YOUTH are Zambia’s greatest asset which if well-harnessed, as great potential to spur national economic development and help rejuvenate the quality of life of every Zambian.
But sadly, this highly energetic asset, remains hugely untapped and simply continues to wallow in unemployment, poverty, crime, and unproductive vises like drug abuse. Zambia is yet to release the potential benefits of its huge youth population, two thirds of which remains unemployed, discouraged, or marginally employed.
Few of our nation’s youths are in respectable and well-paying jobs because most of them are employed in low-paying support jobs. Most youth in our nation are either working as general workers on road and building construction projects, or as security guards, bus conductors, call boys, vendors etc.
Those that fail to secure these low-paying jobs, end up just hanging around beer halls, bus stops, markets and other places they can easily raise a bit of cash to support their daily-drinking habit as they drown their sorrows and frustrations.
There is also another group of youths that has failed to secure formal employment but has decided to instead seriously take to sporting activities as a way of earning a living. Sporting activities are there days awash with young men and women seeking to try their luck in their quest to find a livelihood.

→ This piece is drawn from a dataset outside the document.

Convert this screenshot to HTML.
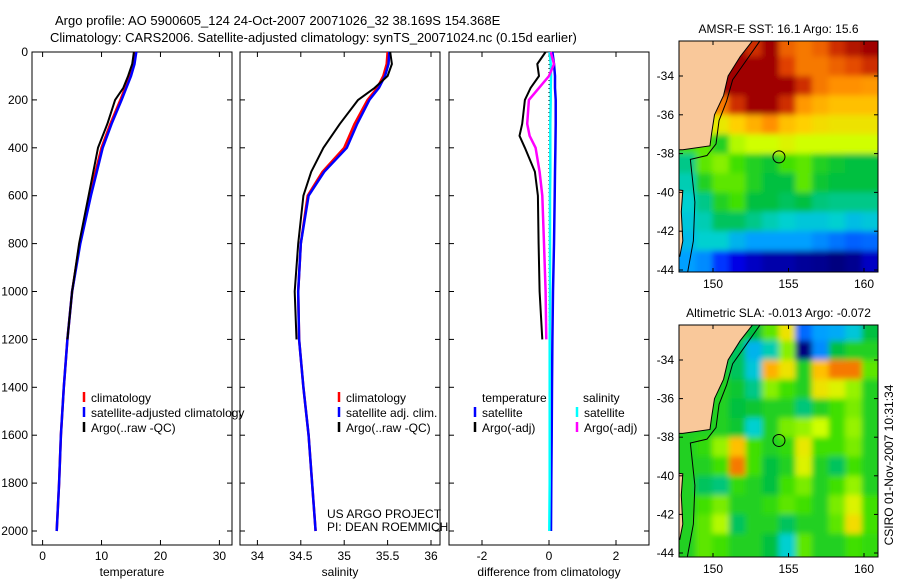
<!DOCTYPE html>
<html><head><meta charset="utf-8"><style>
html,body{margin:0;padding:0;background:#fff;}
svg{display:block;font-family:"Liberation Sans",sans-serif;}
text{font-size:12px;fill:#000;}
</style></head><body>
<svg id="fig" width="900" height="580" viewBox="0 0 900 580" xmlns="http://www.w3.org/2000/svg">
<text x="55" y="25" style="font-size:13px">Argo profile: AO 5900605_124 24-Oct-2007 20071026_32 38.169S 154.368E</text>
<text x="50" y="42" style="font-size:13px">Climatology: CARS2006. Satellite-adjusted climatology: synTS_20071024.nc (0.15d earlier)</text>
<text transform="translate(893,465) rotate(-90)" text-anchor="middle">CSIRO 01-Nov-2007 10:31:34</text>
</svg>
<script>
// ---- data ----
const depths = [0,50,100,150,200,300,400,500,600,800,1000,1200,1400,1600,1800,2000];
const tempClim = [15.7,15.4,14.8,14.0,13.2,11.5,10.0,9.0,8.0,6.3,5.0,4.2,3.6,3.1,2.8,2.4];
const tempSat  = [15.9,15.6,15.0,14.2,13.4,11.7,10.2,9.2,8.2,6.4,5.0,4.2,3.6,3.1,2.8,2.4];
const tempArgo = [15.5,15.2,14.5,13.7,12.3,11.0,9.4,8.6,7.8,6.2,5.0,4.2];
const salClim = [35.50,35.49,35.45,35.38,35.27,35.12,35.00,34.75,34.58,34.50,34.47,34.48,34.53,34.59,34.63,34.67];
const salSat  = [35.52,35.51,35.47,35.40,35.29,35.15,35.03,34.77,34.59,34.50,34.47,34.48,34.53,34.59,34.63,34.67];
const salArgo = [35.53,35.55,35.50,35.35,35.16,34.95,34.76,34.62,34.53,34.47,34.43,34.45];
const diffDepths = [0,50,100,150,200,300,350,400,500,600,800,1000,1200];
const tempArgoDiff = [-0.1,-0.35,-0.3,-0.55,-0.72,-0.8,-0.88,-0.72,-0.42,-0.33,-0.31,-0.28,-0.2];
const salArgoDiff  = [0.05,0.15,0.0,-0.3,-0.6,-0.65,-0.58,-0.4,-0.28,-0.2,-0.15,-0.1,-0.08];
const tempSatDiff = [0.1,0.15,0.18,0.18,0.2,0.2,0.19,0.18,0.17,0.15,0.12,0.1,0.09,0.08,0.07,0.06];
const salSatDiff  = [0.02,0.05,0.06,0.05,0.05,0.04,0.04,0.04,0.03,0.03,0.03,0.02,0.02,0.02,0.02,0.01];
const yTicks = [0,200,400,600,800,1000,1200,1400,1600,1800,2000];
const tTicks = [0,10,20,30];
const sTicks = [34,34.5,35,35.5,36];
const sTickLabels = ["34","34.5","35","35.5","36"];
const dTicks = [-2,0,2];
const mapLons = [148.3,149.4,150.5,151.6,152.7,153.8,154.9,156.0,157.1,158.2,159.3,160.4];
const mapLats = [-32.5,-33.5,-34.5,-35.5,-36.5,-37.5,-38.5,-39.5,-40.5,-41.5,-42.5,-43.5];
const sst = [
[1,1,1,1,.95,1,.9,.88,.9,.95,.98,1],
[1,1,1,1,1,1,.93,.88,.88,.9,.92,.95],
[.9,.95,1,1,1,1,1,.95,.88,.86,.86,.85],
[.8,.82,.88,.95,1,1,.95,.85,.82,.8,.8,.8],
[.72,.72,.74,.78,.82,.86,.8,.78,.76,.75,.75,.75],
[.6,.62,.55,.68,.7,.7,.72,.7,.7,.7,.7,.7],
[.45,.62,.65,.6,.55,.52,.6,.62,.55,.52,.5,.5],
[.42,.55,.62,.62,.55,.5,.5,.62,.52,.5,.5,.5],
[.4,.45,.55,.6,.5,.5,.48,.5,.46,.45,.45,.45],
[.38,.42,.48,.48,.45,.42,.4,.38,.38,.4,.36,.38],
[.35,.4,.4,.34,.3,.3,.3,.3,.28,.26,.24,.25],
[.3,.28,.2,.12,.08,.05,.05,.03,.02,.0,.02,.08]];
const sla = [
[.55,.55,.55,.55,.5,.62,.75,.25,.3,.32,.38,.5],
[.55,.55,.55,.48,.34,.42,.65,.0,.28,.5,.55,.55],
[.55,.55,.55,.48,.38,.82,.75,.55,.8,.88,.88,.62],
[.55,.55,.55,.52,.45,.65,.6,.55,.75,.72,.66,.55],
[.55,.55,.55,.5,.52,.55,.55,.46,.55,.6,.64,.55],
[.55,.55,.55,.52,.4,.55,.64,.66,.7,.6,.66,.55],
[.55,.58,.66,.8,.6,.55,.58,.74,.6,.6,.64,.55],
[.55,.55,.6,.88,.6,.5,.55,.72,.55,.48,.6,.55],
[.55,.48,.46,.58,.55,.5,.6,.64,.55,.6,.66,.55],
[.55,.6,.64,.55,.55,.58,.62,.6,.55,.64,.72,.6],
[.55,.62,.68,.48,.55,.55,.48,.55,.55,.62,.76,.6],
[.55,.62,.6,.55,.55,.5,.4,.62,.55,.55,.6,.58]];
const coastLon = [152.6,151.8,151.0,150.7,150.1,149.9,149.8,148.0,147.7];
const coastLat = [-32.2,-33.0,-34.0,-35.0,-36.0,-37.0,-37.6,-37.8,-37.8];
const argoLon = 154.368, argoLat = -38.169;
const latTicks = [-34,-36,-38,-40,-42,-44];
const lonTicks = [150,155,160];

const NS="http://www.w3.org/2000/svg";
const svg=document.getElementById('fig');
function el(tag,attrs,parent){const e=document.createElementNS(NS,tag);for(const k in attrs)e.setAttribute(k,attrs[k]);(parent||svg).appendChild(e);return e;}
const yTop=52, yBot=545;
const yS=d=>52+d*(531-52)/2000;
const panels=[
 {x0:32,x1:232,sx:v=>42.6+v*(219.4-42.6)/30,name:'temperature-panel'},
 {x0:240,x1:440,sx:v=>257.4+(v-34)*(431-257.4)/2,name:'salinity-panel'},
 {x0:449,x1:649,sx:v=>549+v*33.5,name:'difference-panel'}];
function frame(p,ticks,labels,xlabel){
  const g=el('g',{});
  
  
  const r=el('rect',{x:p.x0,y:yTop,width:p.x1-p.x0,height:yBot-yTop,fill:'none',stroke:'#000','stroke-width':1},g);
  
  ticks.forEach((t,i)=>{const x=p.sx(t);
    el('line',{x1:x,x2:x,y1:yTop,y2:yTop+5,stroke:'#000'},g);
    el('line',{x1:x,x2:x,y1:yBot,y2:yBot-5,stroke:'#000'},g);
    const tx=el('text',{x:x,y:yBot+15,'text-anchor':'middle'},g);tx.textContent=labels[i];
    });
  yTicks.forEach(d=>{const y=yS(d);
    el('line',{x1:p.x0,x2:p.x0+5,y1:y,y2:y,stroke:'#000'},g);
    el('line',{x1:p.x1,x2:p.x1-5,y1:y,y2:y,stroke:'#000'},g);});
  const xl=el('text',{x:(p.x0+p.x1)/2,y:yBot+31,'text-anchor':'middle'},g);xl.textContent=xlabel;
  
  return g;
}
function line(p,xs,ds,color,w,name,dash){
  const pts=xs.map((v,i)=>p.sx(v).toFixed(1)+','+yS(ds[i]).toFixed(1)).join(' ');
  const e=el('polyline',{points:pts,fill:'none',stroke:color,'stroke-width':w,'stroke-linejoin':'round'});
  if(dash)e.setAttribute('stroke-dasharray',dash);
  
}
function legend(x,y,items){
  items.forEach((it,i)=>{const yy=y+i*15;
    const m=el('line',{x1:x,x2:x,y1:yy-10,y2:yy,stroke:it[1],'stroke-width':2.5});
    
    if(it[0]){const t=el('text',{x:x+7,y:yy});t.textContent=it[0];
    }});
}
frame(panels[0],tTicks,tTicks.map(String),'temperature');
frame(panels[1],sTicks,sTickLabels,'salinity');
frame(panels[2],dTicks,dTicks.map(String),'difference from climatology');
yTicks.forEach(d=>{const t=el('text',{x:28,y:yS(d)+4,'text-anchor':'end'});t.textContent=String(d);
  });
line(panels[0],tempClim,depths,'#f00',2.5,'temp-climatology-line');
line(panels[0],tempSat,depths,'#00f',2.5,'temp-satellite-line');
line(panels[0],tempArgo,depths,'#000',2,'temp-argo-line');
line(panels[1],salClim,depths,'#f00',2.5,'sal-climatology-line');
line(panels[1],salSat,depths,'#00f',2.5,'sal-satellite-line');
line(panels[1],salArgo,depths,'#000',2,'sal-argo-line');
line(panels[2],depths.map(()=>0),depths,'#000',1,'zero-line','1,3');
line(panels[2],tempSatDiff,depths,'#00f',2.5,'temp-sat-diff-line');
line(panels[2],salSatDiff,depths,'#0ff',2.5,'sal-sat-diff-line');
line(panels[2],tempArgoDiff,diffDepths,'#000',2,'temp-argo-diff-line');
line(panels[2],salArgoDiff,diffDepths,'#f0f',2.5,'sal-argo-diff-line');
legend(84,402,[['climatology','#f00'],['satellite-adjusted climatology','#00f'],['Argo(..raw -QC)','#000']]);
legend(339,402,[['climatology','#f00'],['satellite adj. clim.','#00f'],['Argo(..raw -QC)','#000']]);
{const t=el('text',{x:482,y:402});t.textContent='temperature';
 const t2=el('text',{x:583,y:402});t2.textContent='salinity';}
legend(475,417,[['satellite','#00f'],['Argo(-adj)','#000']]);
legend(577,417,[['satellite','#0ff'],['Argo(-adj)','#f0f']]);
{const t=el('text',{x:327,y:518});t.textContent='US ARGO PROJECT';
 const t2=el('text',{x:327,y:531});t2.textContent='PI: DEAN ROEMMICH';}

// ---- maps ----
const stops=[[0,'#00007f'],[0.15,'#0000ff'],[0.3,'#00a0ff'],[0.4,'#00d0d0'],[0.5,'#00c040'],[0.6,'#40e000'],[0.7,'#d0ff00'],[0.78,'#ffd000'],[0.86,'#ff9000'],[0.93,'#e04000'],[1,'#a00000']];
function hex(c){return [1,3,5].map(i=>parseInt(c.substr(i,2),16));}
function cmap(v){v=Math.max(0,Math.min(1,v));for(let i=1;i<stops.length;i++){if(v<=stops[i][0]){const a=stops[i-1],b=stops[i];const f=(v-a[0])/(b[0]-a[0]);const A=hex(a[1]),B=hex(b[1]);return 'rgb('+A.map((x,k)=>Math.round(x+(B[k]-x)*f)).join(',')+')';}}return stops[stops.length-1][1];}
function drawMap(y0,y1,grid,title,name,fid){
  const x0=679,x1=878;
  const lonS=l=>713+(l-150)*15.1;
  const latS=y1===272?(a=>76+(-34-a)*19.4):(a=>360+(-34-a)*19.3);
  const g=el('g',{});
  const defs=el('defs',{},g);
  const cp=el('clipPath',{id:'c'+fid},defs);el('rect',{x:x0,y:y0,width:x1-x0,height:y1-y0},cp);
  const flt=el('filter',{id:'f'+fid,x:'-10%',y:'-10%',width:'120%',height:'120%'},defs);el('feGaussianBlur',{stdDeviation:3},flt);
  const inner=el('g',{'clip-path':'url(#c'+fid+')'},g);
  el('rect',{x:x0,y:y0,width:x1-x0,height:y1-y0,fill:cmap(grid[6][6])},inner);
  const cg=el('g',{filter:'url(#f'+fid+')'},inner);
  const dl=1.1, da=1;
  grid.forEach((row,i)=>row.forEach((v,j)=>{
    const cx=lonS(mapLons[j]-dl/2), cy=latS(mapLats[i]+da/2);
    const r=el('rect',{x:cx-(j==0?30:0),y:cy-(i==0?30:0),width:dl*15.1+1+(j==0?30:0)+(j==11?30:0),height:da*19.4+1+(i==0?30:0)+(i==11?30:0),fill:cmap(v)},cg);
    
  }));
  let pts=coastLon.map((l,i)=>lonS(l)+','+latS(coastLat[i])).join(' ');
  pts=lonS(147)+','+latS(-31)+' '+pts+' '+lonS(147)+','+latS(-37.8);
  const land=el('polygon',{points:pts,fill:'#f9c89a',stroke:'#000','stroke-width':1},inner);
  
  const tas=el('polygon',{points:[lonS(147)+','+latS(-39.8),lonS(148.0)+','+latS(-39.9),lonS(147.9)+','+latS(-41),lonS(148.0)+','+latS(-42.5),lonS(147.8)+','+latS(-43.3),lonS(147)+','+latS(-43.3)].join(' '),fill:'#f9c89a',stroke:'#000','stroke-width':1},inner);
  
  const shelf=el('polyline',{points:[lonS(153.1)+','+latS(-32.2),lonS(152.2)+','+latS(-33.2),lonS(151.3)+','+latS(-34.2),lonS(150.9)+','+latS(-35.3),lonS(150.4)+','+latS(-36.3),lonS(150.2)+','+latS(-37.5),lonS(149.6)+','+latS(-38.1),lonS(148.5)+','+latS(-38.3),lonS(148.8)+','+latS(-40.5),lonS(148.7)+','+latS(-42.5),lonS(148.3)+','+latS(-44.2)].join(' '),fill:'none',stroke:'#000','stroke-width':1},inner);
  
  const c=el('circle',{cx:lonS(argoLon),cy:latS(argoLat),r:6,fill:'none',stroke:'#000','stroke-width':1},g);
  
  el('rect',{x:x0,y:y0,width:x1-x0,height:y1-y0,fill:'none',stroke:'#000'},g);
  latTicks.forEach(a=>{const y=latS(a);el('line',{x1:x0,x2:x0+4,y1:y,y2:y,stroke:'#000'},g);el('line',{x1:x1,x2:x1-4,y1:y,y2:y,stroke:'#000'},g);
    const t=el('text',{x:x0-5,y:y+4,'text-anchor':'end'},g);t.textContent=String(a);});
  lonTicks.forEach(l=>{const x=lonS(l);el('line',{x1:x,x2:x,y1:y0,y2:y0+4,stroke:'#000'},g);el('line',{x1:x,x2:x,y1:y1,y2:y1-4,stroke:'#000'},g);
    const t=el('text',{x:x,y:y1+16,'text-anchor':'middle'},g);t.textContent=String(l);});
  const tt=el('text',{x:(x0+x1)/2,y:y0-8,'text-anchor':'middle'},g);tt.textContent=title;
}
drawMap(41,272,sst,'AMSR-E SST: 16.1 Argo: 15.6','sst-map','a');
drawMap(325,557,sla,'Altimetric SLA: -0.013 Argo: -0.072','sla-map','b');
</script>
</body></html>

What is unfortunate about the situation is the fact that even when jobs become available, the youth often do not possess the necessary skills to get them. The most affected are the young women who face an even much greater barriers to accessing the work opportunities.
The low levels of entrepreneurship, coupled with limited access to appropriate finance, technology and markets, the low absorptive capacity of the labour market and the low growth of highly capital-intensive, urban-based sectors like mining, are some of the major factors stopping the youth from progressing.
Skills mismatch is another factor which has complicated the situation for the youth even more. Most skills offered by the training institutions are generally not relevant to today’s labour market demands and requirements. The resultant is that, the youth are getting training but in outdated and irrelevant skills which still end up taking them nowhere.
Zambia’s current education system is largely oriented to academic achievements rather than to creating opportunities for employment or enterprise creation. Less than 6% of grade 12 leavers proceed into TEVET or other tertiary education, far below what is required and desired to ensure that employers have a sufficient pool of educated and skilled people to recruit from.
And according to a study by SNV in 2010, many
graduates from vocational training institutions have actually not been trained
in the skills needed and demanded by the labour market. This is a problem that
is rooted partly in poor quality basic primary schooling, and followed through
into the TEVET skills training system.
What is dire though, is the need for proactive approach among various stakeholders in the nation to address the ever-growing challenge of youth unemployment in order to slowly diffuse this time-bomb.